LAMC1 knockdown inhibits glioma cell proliferation, migration, and invasion
Hs683 cells with high LAMC1 expression were chosen for subsequent experiments (Additional file 1: Fig. S1). Fluorescence microscopy showed that lentiviral particles with the third targeted site had a higher infection efficiency in glioma cells (Fig. 7A). Western blotting verified its efficacy (Fig. 7B). CCK-8 assays showed that cell proliferation in the LAMC1 knockdown group was significantly slower than that in the NC group (P < 0.01, Fig. 7C), together with a reduced ability for colony formation (Fig. 7D). Furthermore, LAMC1 knockdown decreased the number of cells that migrated through transwell chambers (P < 0.001, Fig. 7E-F). Invasion assay results were consistent with the migration assay results (Fig. 7G). These data collectively indicate that LAMC1 promotes glioma cell proliferation, migration, and invasion.
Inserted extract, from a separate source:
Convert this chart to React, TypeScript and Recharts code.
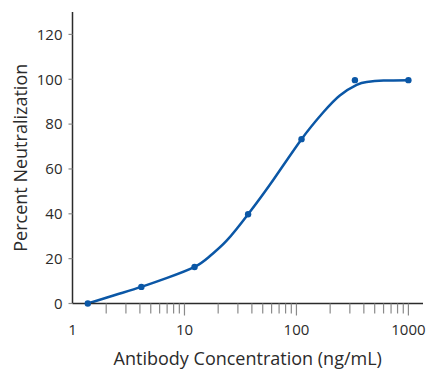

HIF-1α expression correlates positively to LAMC1 expression in glioma
HIF-1α expression was significantly upregulated in various tumors, including GBM, GBMLGG, LGG, CESC, ESCA, STES, COAD, STAD, HNSC, LUSC, THCA, PAAD, TGCT, ALL, LAML, and CHOL. Significant downregulation of HIF-1α expression was observed in KIRP, KIPAN, KIRC, SKCM, ACC, and KICH (Fig. 8A). Correlation analysis showed that HIF-1α expression in normal brain tissue and glioma was positively correlated to LAMC1 (expression R = 0.58, P < 0.001; Fig. 8B).
Effects of hypoxia on LAMC1 expression in glioma
LAMC1 and HIF-1α expression varied with the change in hypoxic exposure time (Fig. 9A-B, Additional file 1: Fig. S3A). After hypoxic treatment for 12 h, LAMC1 and HIF-1α protein expression was the highest. Notably, administration of HIF-1α inhibitor YC-1 suppressed hypoxia-stimulated LAMC1 and HIF-1α expression (Fig. 9C-D, Additional file 1: Fig. S3B). Bioinformatics predicted four binding sites for HIF-1α protein on the human LAMC1 gene promoter (Fig. 9E). The results of promoter luciferase assay showed that HIF-1α directly regulated activity of the LAMC1 promoter (Fig. 9F). It was noteworthy that we observed strong luciferase activity in cells co-transfected with LAMC1 Pro-luc and HIF-1α-NC plasmids, suggesting other regulators of LAMC1 activation in addition to HIF-1α (Fig. 9F).